Glad you got the nginx to work... the config looks good...

Next Time please open separate thread for new topics

For the timestamp look at the timestamp processor

The layout is a bit tricky but should be something like...
Also all these times will be represented in GMT unless provide a time zone

processors:
  - timestamp:
      field: DATE
      layouts:
        - '2006-01-02 15:04:05'
      test:
        - '2022-11-29 05:24:11'
  - drop_fields:
      fields: [DATE]

You should open a separate thread on the Multi-line and give it a proper title and give samples of the data ...

Hello @stephenb , many thx for your help and guidance!

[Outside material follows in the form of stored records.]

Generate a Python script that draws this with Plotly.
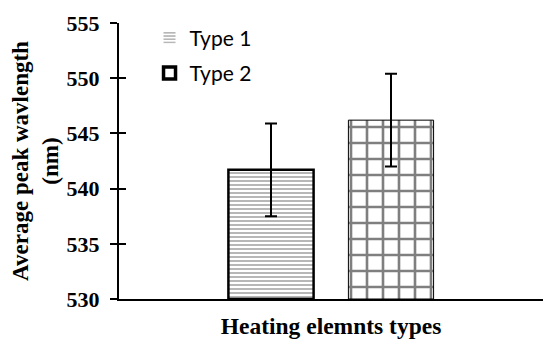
import plotly.graph_objects as go

# Average peak wavelength per heating element type
group = [""]
series_names = ["Type 1", "Type 2"]
type1_mean = [541.7]
type1_err = [4.2]
type2_mean = [546.2]
type2_err = [4.2]

y_base = 530
y_ticks = [530, 535, 540, 545, 550, 555]
y_ticktext = [f"<b>{v}</b>" for v in y_ticks]

stripes = dict(shape="-", fgcolor="#707070", bgcolor="white", size=4, solidity=0.5)
grid = dict(shape="+", fgcolor="black", bgcolor="white", size=16, solidity=0.3)

fig = go.Figure()
fig.add_trace(go.Bar(
    name=series_names[0], x=group, y=[v - y_base for v in type1_mean], base=y_base,
    offsetgroup="g1",
    error_y=dict(type="data", array=type1_err, color="black", thickness=2, width=6),
    marker=dict(color="white", line=dict(color="black", width=2.5), pattern=stripes),
    showlegend=False,
))
fig.add_trace(go.Bar(
    name=series_names[1], x=group, y=[v - y_base for v in type2_mean], base=y_base,
    offsetgroup="g2",
    error_y=dict(type="data", array=type2_err, color="black", thickness=2, width=6),
    marker=dict(color="white", line=dict(color="black", width=1), pattern=grid),
    showlegend=False,
))

# legend keys: plain stripes for Type 1, heavy open box for Type 2
fig.add_trace(go.Bar(
    name=series_names[0], x=group, y=[None], legendgroup="a", offsetgroup="g1",
    marker=dict(color="white", line=dict(width=0), pattern=stripes),
))
fig.add_trace(go.Bar(
    name=series_names[1], x=group, y=[None], legendgroup="b", offsetgroup="g2",
    marker=dict(color="white", line=dict(color="black", width=3.5)),
))

serif = "Liberation Serif"
fig.update_layout(
    width=544, height=339,
    margin=dict(l=119, r=1, t=23, b=40),
    paper_bgcolor="white", plot_bgcolor="white",
    barmode="group", bargap=0.434, bargroupgap=0.29,
    showlegend=True,
    legend=dict(x=0.072, y=1.02, xanchor="left", yanchor="top",
                font=dict(family="Lato", size=21, color="black"),
                bgcolor="rgba(0,0,0,0)", itemwidth=30,
                traceorder="grouped", tracegroupgap=5),
    xaxis=dict(showline=True, linecolor="black", linewidth=2, ticks="",
               showticklabels=False, showgrid=False,
               title=dict(text="<b>Heating elemnts types</b>",
                          font=dict(family=serif, size=23.5, color="black"),
                          standoff=19)),
    yaxis=dict(range=[530, 555], tickvals=y_ticks, ticktext=y_ticktext,
               showline=True, linecolor="black",
               linewidth=2, ticks="outside", ticklen=7, tickwidth=2, tickcolor="black",
               showgrid=False, zeroline=False,
               tickfont=dict(family=serif, size=22, color="black"),
               ticklabelstandoff=6,
               title=dict(text="<b>Average peak wavlength<br>(nm)</b>",
                          font=dict(family=serif, size=23, color="black"),
                          standoff=2)),
    yaxis2=dict(range=[530, 555], tickvals=y_ticks, overlaying="y", side="left",
                ticks="inside", ticklen=7, tickwidth=2, tickcolor="black",
                showticklabels=False, showgrid=False, zeroline=False, showline=False),
    font=dict(family=serif, color="black"),
)
# hidden trace so the inside tick marks on the secondary axis are drawn
fig.add_trace(go.Scatter(x=group, y=[None], yaxis="y2", showlegend=False, hoverinfo="skip"))

fig.write_html("out.html")
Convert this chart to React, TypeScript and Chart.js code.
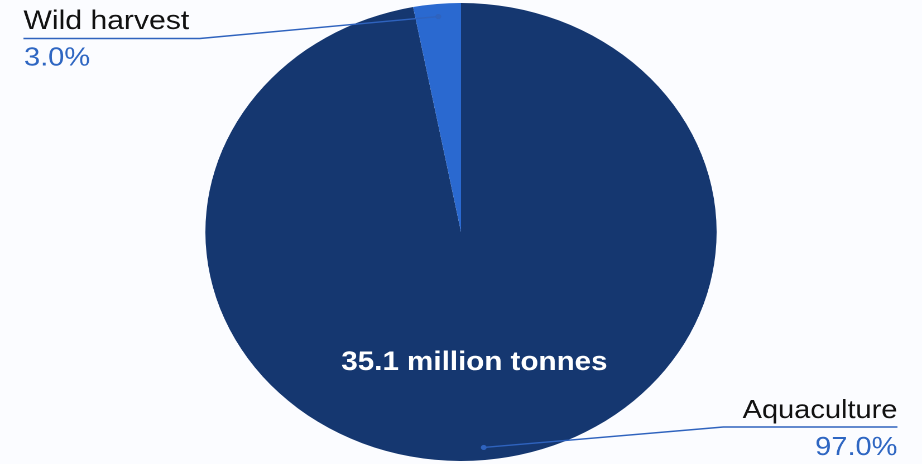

I have not yet found a solution to catch the multilines that start with log level, however for the logs that start with date I have the code, example: 2022-12-05 23:19:22 INFO bla bla bla..
I am adding the solution here in case someone else will need it:

      filebeat.autodiscover:
        providers:
          - type: kubernetes
            hints.enabled: false
            templates:
              - condition.or:
                  - contains:
                      kubernetes.pod.name: commands        
                config:
                  - type: container
                    paths:
                      - /var/log/containers/*.log
                    multiline:
                      pattern: '^[0-9]{4}-[0-9]{2}-[0-9]{2} [0-9]{2}:[0-9]{2}:[0-9]{2}'
                      negate: true
                      match: after
                    processors:
                    - dissect:
                        # tokenizer syntax: https://www.elastic.co/guide/en/logstash/current/plugins-filters-dissect.html.
                        tokenizer: "%{+timestamp} %{+timestamp} %{log.level} %{?message}"
                        # https://www.elastic.co/guide/en/beats/filebeat/master/dissect.html
                        field: "message"
                        target_prefix: ""

This work perfectly and it catch the multiline, so I will try to convince my team to change the log structure to start with , which should be a standard.

perhaps if you provide some sample logs someone might be able to help....

I would add it is a bit unusual to start a log line with log.level much more common / best practice is the timestamp.

This topic was automatically closed 28 days after the last reply. New replies are no longer allowed.